L’aliquota Iva per questi prodotti, come pannolini e latte in polvere, scende dal 10% al 5%. Prendiamo allora i pannolini: l’importo medio di un pacco da venti, nella città di Roma (le rilevazioni del ministero sono cittadine) ha una quotazione media di 6,51 euro. Con l’Iva al 10% parleremmo di un impatto di 65 centesimi, al 5% si scende a 32 centesimi. Il risparmio è di 30 centesimi per ogni pacco da venti. Risparmio che, come ricordato, riguarda solo una parte delle famiglie italiane.

Proprio questo è uno degli elementi sottolineati dall’Unione Nazionale Consumatori.
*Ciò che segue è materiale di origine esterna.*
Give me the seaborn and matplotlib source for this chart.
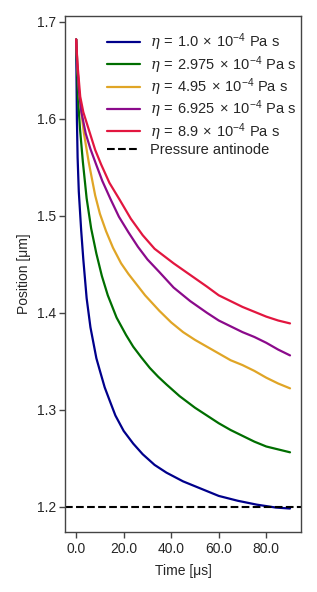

Che prende a riferimento anche i dati Istat: qui si presenta un problema, perché la spesa per i pannolini e per gli assorbenti, per esempio, non ha una voce singola ma rientra negli articoli per l’igiene personale e il benessere, per i quali una famiglia italiana spende mediamente 26,48 euro al mese.

Il punto è che la spesa per i pannolini non si può scorporare dagli altri prodotti e in questi 26 euro rientrano tanti altri acquisti, come i prodotti per i capelli, per il viso, le creme per il corpo, i prodotti di bellezza, i trucchi, la profumeria. Se la spesa totale, per tutti questi prodotti, è in media di 26 euro al mese a famiglia è chiaro che l’impatto della riduzione dell’Iva sui pannolini è minimo. Nella migliore delle ipotesi potremo parlare di una riduzione media (per tutte le famiglie) probabilmente inferiore a un euro al mese. Il taglio dell’Iva, quindi, rischia di avere un impatto più simbolico che reale.